Libya’daki gelişmeler hakkında da konuşan Cumhurbaşkanı Erdoğan, “Bir an önce sükunet sağlanmazsa Libya’daki kaos ortamı tüm Akdeniz havzasını etkileyecektir. Putin ile beraber yaptığımız ateşkes çağrısı 19 Ocak’ta düzenlenen Berlin Konferansı’nın önünü açmıştır. 55 maddeden oluşan barış planı Libya’da siyasi istikrarın yeniden tesisi yönünde önemli bir adım olmuştur. Bu konuda özellikle darbeci Hafter ve destekçileri üzerinde baskı kurulması önem arz ediyor. Trablus’taki sivil yerleşim yerlerine yönelik saldırıların artması ve Mitika Havalimanı’nın hedef alınması kimin barıştan, kimin kan ve gözyaşının sürmesinden yana olduğunu göstermiştir. Son birkaç haftada yaşadıklarımız Libya için turnusol olmuştur. Uluslararası toplumun Suriye’de düştüğü hataya Libya’da düşmemesini temenni ediyoruz.
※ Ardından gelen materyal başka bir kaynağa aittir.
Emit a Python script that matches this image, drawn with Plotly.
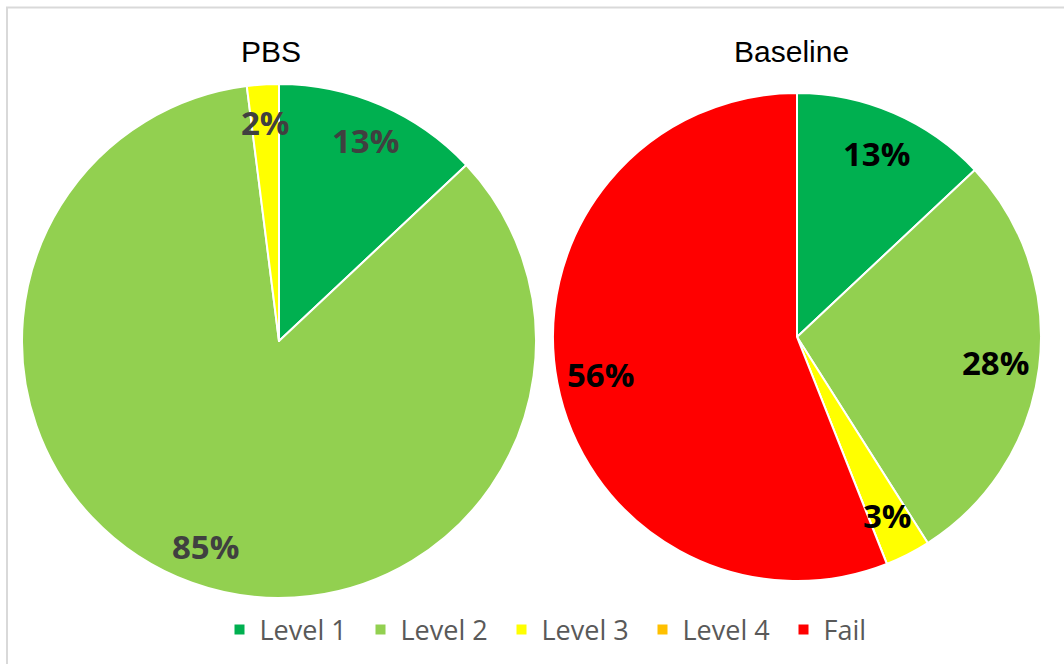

Libya ile 5 asırlık tarihi, beşeri ve kültürel ilişkileri olan bir ülke olarak duruşumuz nettir. Libyalı kardeşlerimizin barışı, huzuru ve geleceği için zor zamanlarında onların yanında olmayı sürdüreceğiz. Tıpkı Berlin konferansında olduğu gibi kan ve gözyaşının durması için atılan adımları güçlü bir şekilde destekleyeceğiz. Bu süreçte Alman dostlarımızla yakından çalışacak, inşallah ortak menfaatlerimiz doğrultusunda ilişkilerimizi geliştireceğiz" dedi.
Törende Almanya Başbakanı Merkel’e bir hediye verildi. Başbakan Merkel hediyenin arka bölümündeki aynaya bakınca salonda gülüşmeler yaşandı. Ardından Cumhurbaşkanı Erdoğan ve Merkel’in kurdele kesimiyle yeni binaların açılışı gerçekleştirildi.